Yields Dove and Stocks Rose as Divided Government Makes Massive Stimulus and Major Policy Shifts Unlikely Probabilities: As votes continued to be counted throughout the day in an election that remained too close to call, stocks rallied and Treasury yields declined sharply reflecting a reversal in the general pre-election perception that Democrats could sweep the House, Senate, and White House. With Republicans expected to maintain control of the Senate, yields likely fell in response to the expectation for a smaller COVID-19 stimulus package which reduces concerns about a rapid increase in the Treasury supply. Additionally, a relatively smaller stimulus deal will could result in a relatively slower economic rebound and lower inflation pressures. Covering a daily range of nearly 19 bps, the 10-year yield settled down 13.3 bps to 0.77%. Stocks appeared to benefit from the lower outlook for rates and the optimism that a divided Congress reduces the risks of higher taxes and a significantly tighter regulatory environment. The S&P 500 jumped 2.2%, led by the health care sector with additional support provided by strong gains in tech-related stocks. The latter helped lift the Nasdaq by an impressive 3.9%.


OVERNIGHT TRADING

Global Equity Rally Persists as Investors Digest Likely Election Outcomes: This week’s sharp rally for global equities persisted into Thursday and Treasury yields continued to drift lower ahead of the latest jobless claims report and this afternoon’s Fed decision. Stocks rose more than 2% in Asia and Europe’s Stoxx 600 was nearly 1% higher just before 7 a.m. CT. U.S. equity futures continued to march higher and tech continued to lead the ascent. S&P 500 contracts had firmed up 1.8% at 7 a.m. while Nasdaq futures had gained 2.5%, the outperformance largely credited to the election dynamics discussed above. With the probability of a multi-trillion dollar stimulus agreement in Washington significantly diminished by Republicans keeping the Senate, investors may look to the Fed to strengthen its accommodative position and provide the recovery with extra support. To be sure, any such decision is not expected to be made this afternoon.

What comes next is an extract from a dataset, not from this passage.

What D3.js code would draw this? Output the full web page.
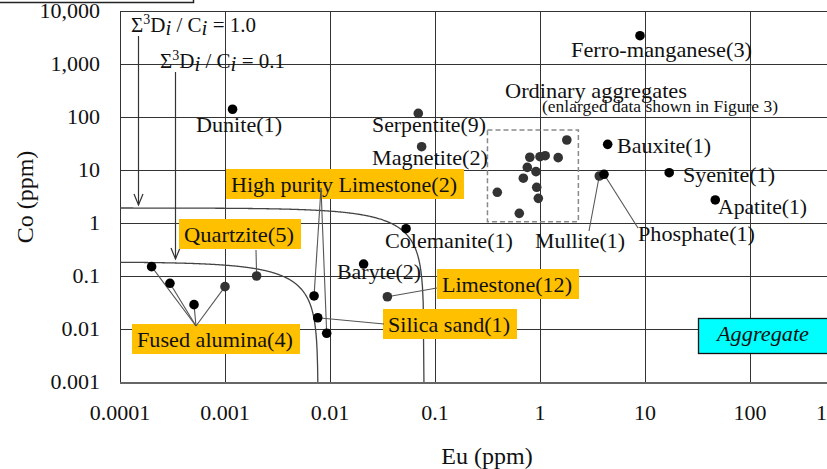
<!DOCTYPE html>
<html><head><meta charset="utf-8">
<script src="https://cdn.jsdelivr.net/npm/d3@7"></script>
<style>
body{margin:0;background:#fff;overflow:hidden}
svg{display:block}
</style>
</head><body>
<svg id="c" width="827" height="469" font-family="'Liberation Serif', Tinos, 'Times New Roman', Times, 'DejaVu Serif', serif"></svg>
<script>
// ---------------- DATA ----------------
const xTicks = [0.0001, 0.001, 0.01, 0.1, 1, 10, 100, 1000];
const xTickLabels = ["0.0001", "0.001", "0.01", "0.1", "1", "10", "100", "1000"];
const yTicks = [0.001, 0.01, 0.1, 1, 10, 100, 1000, 10000];
const yTickLabels = ["0.001", "0.01", "0.1", "1", "10", "100", "1,000", "10,000"];

const namedMaterials = ["Ferro-manganese(3)", "Dunite(1)", "Serpentite(9)", "Magnetite(2)", "Bauxite(1)",
  "Syenite(1)", "Apatite(1)", "Mullite(1)", "Phosphate(1)", "Colemanite(1)", "Baryte(2)"];
const namedEu = [8.96, 0.00118, 0.0693, 0.0746, 4.41, 17.0, 46.7, 3.67, 4.07, 0.053, 0.0209];
const namedCo = [3420, 140, 117, 27.5, 30.5, 8.9, 2.72, 7.7, 8.3, 0.78, 0.168];

const fusedAluminaEu = [0.0002, 0.000299, 0.000507, 0.001];
const fusedAluminaCo = [0.15, 0.0728, 0.0288, 0.063];
const quartziteEu = [0.002];
const quartziteCo = [0.1];
const hpLimestoneEu = [0.00705, 0.0093];
const hpLimestoneCo = [0.042, 0.0083];
const silicaSandEu = [0.00764];
const silicaSandCo = [0.0163];
const limestoneEu = [0.0352];
const limestoneCo = [0.0406];

const ordinaryEu = [1.80, 0.80, 1.00, 1.12, 1.49, 0.757, 0.916, 0.694, 0.93, 0.964, 0.392, 0.635];
const ordinaryCo = [36.8, 17.4, 17.8, 18.6, 17.1, 11.2, 9.3, 7.0, 4.72, 2.92, 3.80, 1.52];
const enlargedBoxEu = [0.316, 2.32];
const enlargedBoxCo = [1.06, 56.9];

const curveSums = ["1.0", "0.1"];
const curveCoLimit = [1.92, 0.184];
const curveEuLimit = [0.0785, 0.0077];

// ---------------- CHART ----------------
const svg = d3.select("#c");
const x = d3.scaleLog().domain([1e-4, 1e3]).range([120, 855]);
const y = d3.scaleLog().domain([1e-3, 1e4]).range([382, 11]);
const W = 827;
const gridCol = "#333";
const TXT = "#111";

svg.append("path").attr("d", "M0,2.5 H193.5 V-2").attr("fill", "none").attr("stroke", "#222").attr("stroke-width", 1.5);

const g = svg.append("g").attr("shape-rendering", "crispEdges");
g.selectAll(".vg").data(xTicks).enter().append("line")
  .attr("x1", d => Math.round(x(d)) + 0.5).attr("x2", d => Math.round(x(d)) + 0.5)
  .attr("y1", y(1e4)).attr("y2", y(1e-3)).attr("stroke", gridCol).attr("stroke-width", 1);
g.selectAll(".hg").data(yTicks.slice(1)).enter().append("line")
  .attr("x1", x(1e-4)).attr("x2", W).attr("y1", d => Math.round(y(d)) + 0.5).attr("y2", d => Math.round(y(d)) + 0.5)
  .attr("stroke", gridCol).attr("stroke-width", 1);
g.append("line").attr("x1", x(1e-4)).attr("x2", W).attr("y1", y(1e-3) + 0.5).attr("y2", y(1e-3) + 0.5)
  .attr("stroke", "#666").attr("stroke-width", 2);
g.append("line").attr("x1", x(1e-4) + 0.5).attr("x2", x(1e-4) + 0.5).attr("y1", y(1e4)).attr("y2", y(1e-3))
  .attr("stroke", "#333").attr("stroke-width", 1.3);

svg.selectAll(".xt").data(xTicks).enter().append("text")
  .attr("x", (d, i) => x(d) + (i === xTicks.length - 1 ? -17 : 0)).attr("y", 420)
  .attr("text-anchor", "middle").attr("font-size", 22).attr("fill", TXT).text((d, i) => xTickLabels[i]);
svg.selectAll(".yt").data(yTicks).enter().append("text")
  .attr("x", 100).attr("y", d => y(d) + 7)
  .attr("text-anchor", "end").attr("font-size", 22).attr("fill", TXT).text((d, i) => yTickLabels[i]);
svg.append("text").attr("x", 487).attr("y", 464).attr("text-anchor", "middle").attr("font-size", 24).attr("fill", TXT).text("Eu (ppm)");
svg.append("text").attr("transform", "translate(33,197) rotate(-90)").attr("text-anchor", "middle")
  .attr("font-size", 24).attr("fill", TXT).text("Co (ppm)");

const curveLine = d3.line().x(d => x(d[0])).y(d => y(d[1]));
curveSums.forEach((s, k) => {
  const a = curveEuLimit[k], c = curveCoLimit[k];
  const pts = [];
  const n = 400;
  for (let i = 0; i <= n; i++) {
    const lf = Math.log10(1e-4) + (Math.log10(a) - Math.log10(1e-4)) * i / n;
    let e = Math.pow(10, lf);
    let co = c * (1 - e / a);
    if (co < 1e-3) { co = 1e-3; e = a * (1 - 1e-3 / c); }
    pts.push([e, co]);
    if (co === 1e-3) break;
  }
  svg.append("path").attr("d", curveLine(pts)).attr("fill", "none").attr("stroke", "#444").attr("stroke-width", 1.3);
});

function formula(x0, yb, val) {
  const t = svg.append("text").attr("x", x0).attr("y", yb).attr("font-size", 21).attr("fill", TXT).attr("xml:space", "preserve");
  t.append("tspan").text("Σ");
  t.append("tspan").attr("dy", -8).attr("font-size", 14).text("3");
  t.append("tspan").attr("dy", 8).text("D");
  t.append("tspan").attr("dy", 3).attr("font-style", "italic").text("i");
  t.append("tspan").attr("dy", -3).text(" /");
  t.append("tspan").text(" C");
  t.append("tspan").attr("dy", 3).attr("font-style", "italic").text("i");
  t.append("tspan").attr("dy", -3).text(" = " + val);
}
formula(131, 32, curveSums[0]);
formula(160, 68, curveSums[1]);
function arrow(xp, y0, k) {
  const tip = y(curveCoLimit[k]) - 3;
  svg.append("line").attr("x1", xp).attr("x2", xp).attr("y1", y0).attr("y2", tip).attr("stroke", "#333").attr("stroke-width", 1.2);
  svg.append("path").attr("d", `M${xp - 4.5},${tip - 11} L${xp},${tip} L${xp + 4.5},${tip - 11}`)
    .attr("fill", "none").attr("stroke", "#333").attr("stroke-width", 1.2);
}
arrow(138.5, 36, 0);
arrow(175.5, 72, 1);

svg.append("rect").attr("x", x(enlargedBoxEu[0])).attr("y", y(enlargedBoxCo[1]))
  .attr("width", x(enlargedBoxEu[1]) - x(enlargedBoxEu[0])).attr("height", y(enlargedBoxCo[0]) - y(enlargedBoxCo[1]))
  .attr("fill", "none").attr("stroke", "#8a8a8a").attr("stroke-width", 1.5).attr("stroke-dasharray", "5,3");

const leaderCol = "#555";
function leader(px, py, e, c) {
  svg.append("line").attr("x1", px).attr("y1", py).attr("x2", x(e)).attr("y2", y(c))
    .attr("stroke", leaderCol).attr("stroke-width", 1.1);
}
function boxLabel(txt, tx, tb, tl) {
  const gg = svg.append("g");
  const r = gg.append("rect").attr("fill", "#FFC000");
  const t = gg.append("text").attr("x", tx).attr("y", tb).attr("font-size", 22).attr("fill", TXT)
    .attr("textLength", tl).attr("lengthAdjust", "spacingAndGlyphs").text(txt);
  r.attr("x", tx - 5).attr("y", tb - 23).attr("width", tl + 12).attr("height", 30);
}
boxLabel("High purity Limestone(2)", 231, 192, 226);
boxLabel("Quartzite(5)", 184, 242, 110);
boxLabel("Fused alumina(4)", 137, 347, 156);
boxLabel("Silica sand(1)", 388, 332, 122);
boxLabel("Limestone(12)", 442, 292, 130);

fusedAluminaEu.forEach((e, i) => leader(196, 326, e, fusedAluminaCo[i]));
quartziteEu.forEach((e, i) => leader(256, 250, e, quartziteCo[i]));
hpLimestoneEu.forEach((e, i) => leader(321, 188, e, hpLimestoneCo[i]));
silicaSandEu.forEach((e, i) => leader(384, 324, e, silicaSandCo[i]));
limestoneEu.forEach((e, i) => leader(437, 288, e, limestoneCo[i]));
leader(589, 231, namedEu[7], namedCo[7]);
leader(638, 228, namedEu[8], namedCo[8]);

const grayNames = new Set(["Serpentite(9)", "Magnetite(2)", "Mullite(1)"]);
function dots(eu, co, fill) {
  eu.forEach((e, i) => svg.append("circle").attr("cx", x(e)).attr("cy", y(co[i])).attr("r", 4.8).attr("fill", fill));
}
dots(ordinaryEu, ordinaryCo, "#333");
dots(fusedAluminaEu.slice(0, 3), fusedAluminaCo.slice(0, 3), "#000");
dots(fusedAluminaEu.slice(3), fusedAluminaCo.slice(3), "#333");
dots(quartziteEu, quartziteCo, "#333");
dots(hpLimestoneEu, hpLimestoneCo, "#000");
dots(silicaSandEu, silicaSandCo, "#000");
dots(limestoneEu, limestoneCo, "#333");
namedMaterials.forEach((m, i) => {
  svg.append("circle").attr("cx", x(namedEu[i])).attr("cy", y(namedCo[i])).attr("r", 4.8)
    .attr("fill", grayNames.has(m) ? "#333" : "#000");
});

// label layout: [x, baseline, text width]
const labelPos = {
  "Ferro-manganese(3)": [571, 57, 181], "Dunite(1)": [196, 132, 86], "Serpentite(9)": [372, 132, 114],
  "Magnetite(2)": [372, 165, 116], "Bauxite(1)": [617, 153, 94], "Syenite(1)": [683, 182, 92],
  "Apatite(1)": [718, 214, 89], "Mullite(1)": [535, 248, 90], "Phosphate(1)": [638, 241, 117],
  "Colemanite(1)": [385, 248, 128], "Baryte(2)": [337, 279, 84]
};
namedMaterials.forEach(m => {
  const p = labelPos[m];
  svg.append("text").attr("x", p[0]).attr("y", p[1]).attr("font-size", 22).attr("fill", TXT)
    .attr("textLength", p[2]).attr("lengthAdjust", "spacingAndGlyphs").text(m);
});
svg.append("text").attr("x", 505).attr("y", 98).attr("font-size", 22).attr("fill", TXT)
  .attr("textLength", 182).attr("lengthAdjust", "spacingAndGlyphs").text("Ordinary aggregates");
svg.append("text").attr("x", 542).attr("y", 112).attr("font-size", 17.5).attr("fill", TXT)
  .attr("textLength", 236).attr("lengthAdjust", "spacingAndGlyphs").text("(enlarged data shown in Figure 3)");

svg.append("rect").attr("x", 698.5).attr("y", 318.5).attr("width", 140).attr("height", 35)
  .attr("fill", "#00FFFF").attr("stroke", "#111").attr("stroke-width", 1.3);
svg.append("text").attr("x", 717).attr("y", 341).attr("font-size", 22).attr("font-style", "italic").attr("fill", TXT)
  .attr("textLength", 92).attr("lengthAdjust", "spacingAndGlyphs").text("Aggregate");
</script>
</body></html>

Treasury Yields Continued to Drift Down Before Jobless Claims and the Fed: The Bank of England, however, increased its asset purchase program overnight amid a surge in cases that has pushed England back under a partial lockdown and led to tightening of restrictions elsewhere across the U.K. The central bank, which updated its forecasts to predict another quarterly economic contraction to close out 2020, kept interest rates unchanged but increased the size of its government bond-purchase program by 150 billion pounds, raising the total stock of planned purchases to 875 billion. Concluding a highly cautious policy statement, officials said “the Committee stands ready to take whatever additional action is necessary to achieve its remit,” should the situation devolve further. Before and after the jobless claims data were released, the 10-year yield had declined 0.7 bps on the day.


NOTEWORTHY NEWS

Services PMIs Send Mixed Signals About the Pace of Activity: The ISM’s Services PMI fell more than expected in October as virus cases climbed across the U.S. to new record levels. The headline services index dropped from 57.8 to a five-month low of 56.6, falling below the 57.5 expected but still solid relative to readings reported in the months prior to the pandemic. Concerns have been growing that a resurgent virus would negatively impact a services sector still reeling from the initial outbreak and related lockdowns. Business activity, new orders, and employment all slowed and weighed on the headline. Separately, Markit revised up its initial estimate for its services index from 56.0 to 56.9, its highest mark since April 2015. While directionally divergent during October, both indices point to continued expansion of the important U.S. services sector.